Data segment:
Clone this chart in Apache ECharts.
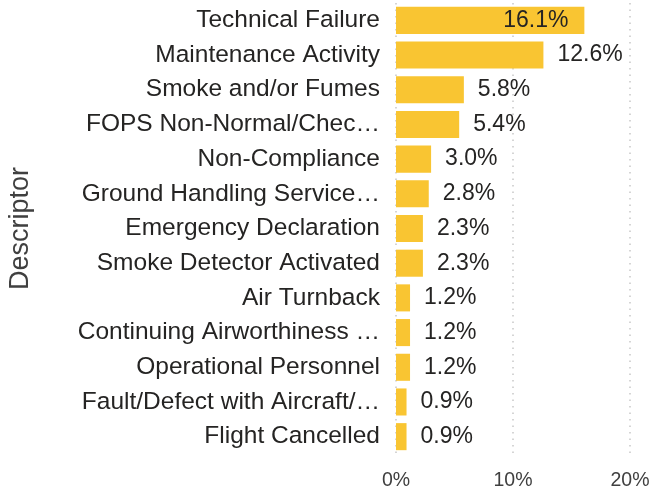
<!DOCTYPE html>
<html>
<head>
<meta charset="utf-8">
<script src="https://cdn.jsdelivr.net/npm/echarts@6/dist/echarts.min.js"></script>
<style>
html,body{margin:0;padding:0;background:#fff;}
#chart{width:653px;height:489px;}
</style>
</head>
<body>
<div id="chart"></div>
<script>
const categories = [
  "Technical Failure",
  "Maintenance Activity",
  "Smoke and/or Fumes",
  "FOPS Non-Normal/Chec\u2026",
  "Non-Compliance",
  "Ground Handling Service\u2026",
  "Emergency Declaration",
  "Smoke Detector Activated",
  "Air Turnback",
  "Continuing Airworthiness \u2026",
  "Operational Personnel",
  "Fault/Defect with Aircraft/\u2026",
  "Flight Cancelled"
];
const values = [16.1, 12.6, 5.8, 5.4, 3.0, 2.8, 2.3, 2.3, 1.2, 1.2, 1.2, 0.9, 0.9];
const xTicks = [0, 10, 20];

const FONT = "'Liberation Sans', Arial, sans-serif";
const chart = echarts.init(document.getElementById('chart'));
const seriesData = values.map((v, i) => {
  const d = { value: v };
  if (i === 0) {
    d.label = { position: 'insideRight', distance: 16 };
  }
  return d;
});
chart.setOption({
  animation: false,
  grid: { left: 396, right: 23, top: 3, bottom: 35, containLabel: false, outerBoundsMode: 'none' },
  xAxis: {
    type: 'value',
    min: xTicks[0],
    max: xTicks[xTicks.length - 1],
    interval: 10,
    axisLine: { show: false },
    axisTick: { show: false },
    axisLabel: {
      formatter: '{value}%',
      fontFamily: FONT,
      fontSize: 19.5,
      color: '#404040',
      margin: 17
    },
    splitLine: { show: true, lineStyle: { type: [1.5, 5], color: '#c8c8c8', width: 1.5 } }
  },
  yAxis: {
    type: 'category',
    data: categories,
    inverse: true,
    name: 'Descriptor',
    nameLocation: 'middle',
    nameGap: 362,
    nameTextStyle: { fontFamily: FONT, fontSize: 27, color: '#404040' },
    axisLine: { show: false },
    axisTick: { show: false },
    axisLabel: { fontFamily: FONT, fontSize: 24.5, color: '#252423', margin: 16 }
  },
  series: [{
    type: 'bar',
    data: seriesData,
    barCategoryGap: '22%',
    itemStyle: { color: '#F9C532' },
    label: {
      show: true,
      position: 'right',
      distance: 14,
      fontFamily: FONT,
      fontSize: 23,
      color: '#252423',
      formatter: p => p.value.toFixed(1) + '%'
    }
  }]
});
</script>
</body>
</html>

Work required:
Pictures are excluded; extract exactly the lines from the start of the data through the line that holds "const xTicks = [0, 10, 20];", both ends included.

Response:
Clone this chart in Apache ECharts.
<!DOCTYPE html>
<html>
<head>
<meta charset="utf-8">
<script src="https://cdn.jsdelivr.net/npm/echarts@6/dist/echarts.min.js"></script>
<style>
html,body{margin:0;padding:0;background:#fff;}
#chart{width:653px;height:489px;}
</style>
</head>
<body>
<div id="chart"></div>
<script>
const categories = [
  "Technical Failure",
  "Maintenance Activity",
  "Smoke and/or Fumes",
  "FOPS Non-Normal/Chec\u2026",
  "Non-Compliance",
  "Ground Handling Service\u2026",
  "Emergency Declaration",
  "Smoke Detector Activated",
  "Air Turnback",
  "Continuing Airworthiness \u2026",
  "Operational Personnel",
  "Fault/Defect with Aircraft/\u2026",
  "Flight Cancelled"
];
const values = [16.1, 12.6, 5.8, 5.4, 3.0, 2.8, 2.3, 2.3, 1.2, 1.2, 1.2, 0.9, 0.9];
const xTicks = [0, 10, 20];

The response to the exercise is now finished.